Downsizing for a senior is one of those steps in life which is an acknowledgement of changing circumstances, and a look ahead to the time of life when your world becomes just a bit smaller. The frequency and the nature of travel, and of other engaging activities becomes a lot less, and there just aren’t as many opportunities for visiting far-off relatives or vacation destinations. This is not to say that downsizing signals a time of coming withdrawal from society, but it does take into account the fact that seniors are generally less mobile, and less involved in a number of social activities.
When you need to prepare for living in more modest circumstances than you enjoyed for much of your earlier life, there are some planning thoughts that can ease the process, and make it more fruitful. Professional caregivers have had the opportunity to observe and sometimes participate in some of these downsizing processes, and can offer some useful pointers to help make the whole process go more smoothly.
Take Your Time
It’s rare that circumstances dictate you having to downsize all in the space of a week or a month. In a situation like that, all advice is pretty much out the window – it’s just a mad scramble to jettison unneeded possessions, while deciding what you absolutely can’t live without. In virtually all cases, when the time comes for downsizing, it will be a situation that is several months or more in the future.

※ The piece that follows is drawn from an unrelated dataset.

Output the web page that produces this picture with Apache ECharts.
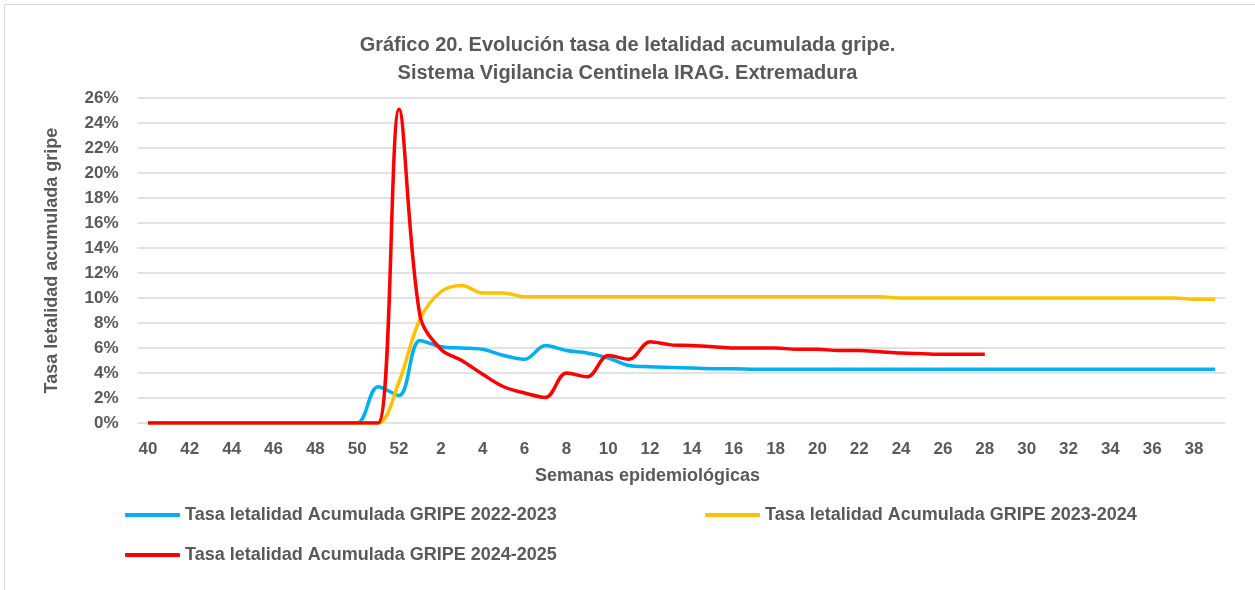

For instance, when a spouse has passed on and you’re selling a home so you can move in with a family member, it’s not usually a spur of the moment decision. Everyone sees it coming, and everyone understands that a little planning is necessary to make it work right. It literally takes decades to fill a home up with memories and reminders of important events and milestones, so no one should expect all that to be decided away in a few days or weeks. Take your time, and give the proper amount of consideration to what you should keep with you, and what you can live without in the new setting.
Stop Storing Kids’ Stuff
This doesn’t just mean you should tell your sons and daughters to stop leaving things at your house, it means you need to go through all the things they’ve dumped off at your house over the years. You may even have toys they played with when they were very young. Of course these will have sentimental value, but chances are you’re not going to have the room for all that sentiment in the more confined area of your new living quarters. There are probably a lot of other things you’ve stored for them for a long time, that even they didn’t want. There might be some hard decisions involved with this, but if your kids want these items, let your kids store them.
Establish Discard Criteria
In order to make the whole process a lot easier, with a lot less heartburn, it would be a good idea to establish for yourself a set of criteria which you can then apply to everything that comes up. Once you’ve decided on rules for keeping things and rules for discarding things, it should help you categorize almost everything in the home. For instance, if you decide for yourself that you aren’t keeping anything that once belonged to your children, make that a firm rule and it will make decisions a lot easier.
One consideration that may help in this regard is thinking about how often you actually use something. If you never use it or seldom use it, there’s probably no reason to take it with you. Even if you allow yourself an exception or two, keeping to the rule 99% of the time will eliminate all the agonizing choices that might otherwise plague you.
Organize a Yard Sale
When you’ve decided on most of the things that you’ll be taking with you to the new living quarters, that means you’ll also know what you’re not taking. Why not organize a yard sale to let go of all those things that won’t have a place at your new home? You can let everything go dirt cheap, because the point of the sale isn’t really to make money, but to unload all those things you won’t be needing, and perhaps give them a new home as well.
Along these same lines, you can plan one last ‘Downsizing Party’, an event that you invite all your friends and relatives to, with the understanding that they each must take at least one item home with them. You can arrange to have all those items centrally located in a ‘giveaway area’, and all your guests can make their choices during the course of the celebration. Between the yard sale and the downsizing party, you just might be able to give away enough things to significantly ease your burden when it comes time to move.
The main thing is – give yourself enough time for the downsizing effort so that it isn’t done frantically. Anything done under pressure and in a compressed time frame can be a lot more problematic and a lot more gut-wrenching. Your new home and your new life should put all that behind you.